In a letter to city and police officials, the U.S. Department of Justice cites a recording of two officers being dismissive of racial profiling complaints, the Los Angeles Times reported Sunday.
When told that other officers had been accused of stopping a motorist because of his race, one officer responds, “So, what?” The second officer is heard twice saying that he “couldn’t do (his) job without racially profiling.”
The officers didn’t know they were being recorded.
Read the rest here.
Yes, racial profiling can be terribly abused. Yes, racial profiling can be perceived by some in power positions as a green light for acting out their worst instincts.
But yes, racial profiling is an accurate, if somewhat rough indicator of certain affiliations: You won’t find many white young men in black or Mexican gangs. You won’t find many Jews in neo-Nazi biker groups. You won’t find many little old ladies from the Midwest packing airplane bombs.

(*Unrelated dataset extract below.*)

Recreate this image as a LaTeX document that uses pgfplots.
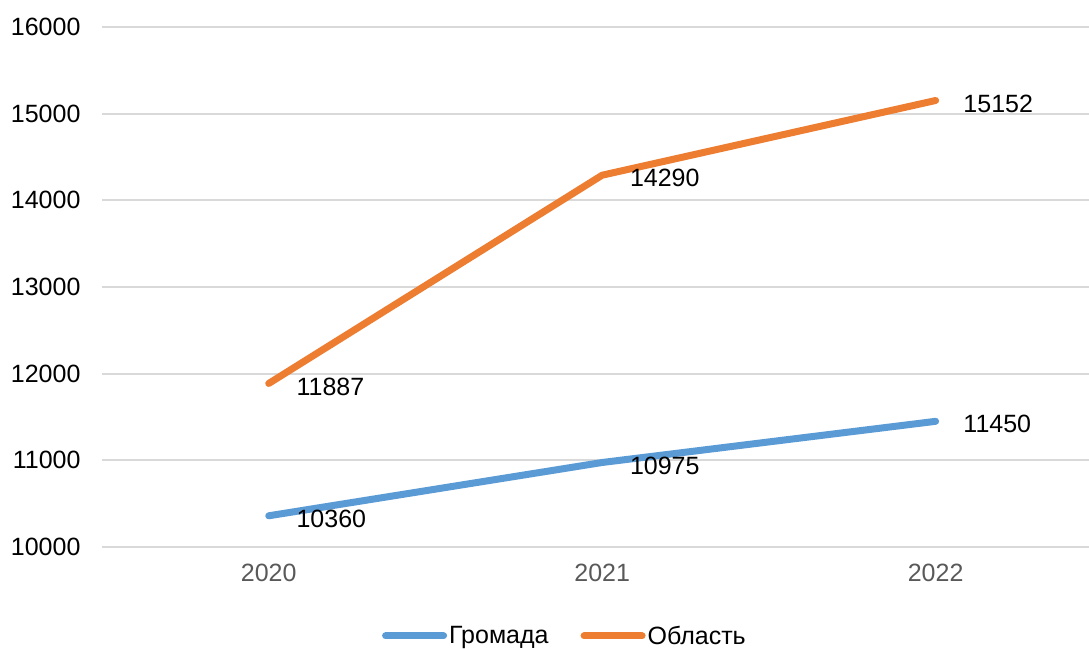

Yes, there are white men who long for the “people of color” gang lifestyle. And yes, there are self-loathing Jews who would probably be happy hanging with the neo-Nazis. And yes, there are LOLs from the Midwest who have been coopted by Islam — but it’s not likely.
Sherlock Holmes may have said that, “when you have eliminated the impossible, whatever remains, however improbable, must be the truth,” but first you have to eliminate the impossible and examine the probabilities of the improbable. Ignoring common sense and relying on randomness is not a way to fight crime, whether on the streets of LA or the airspace over America.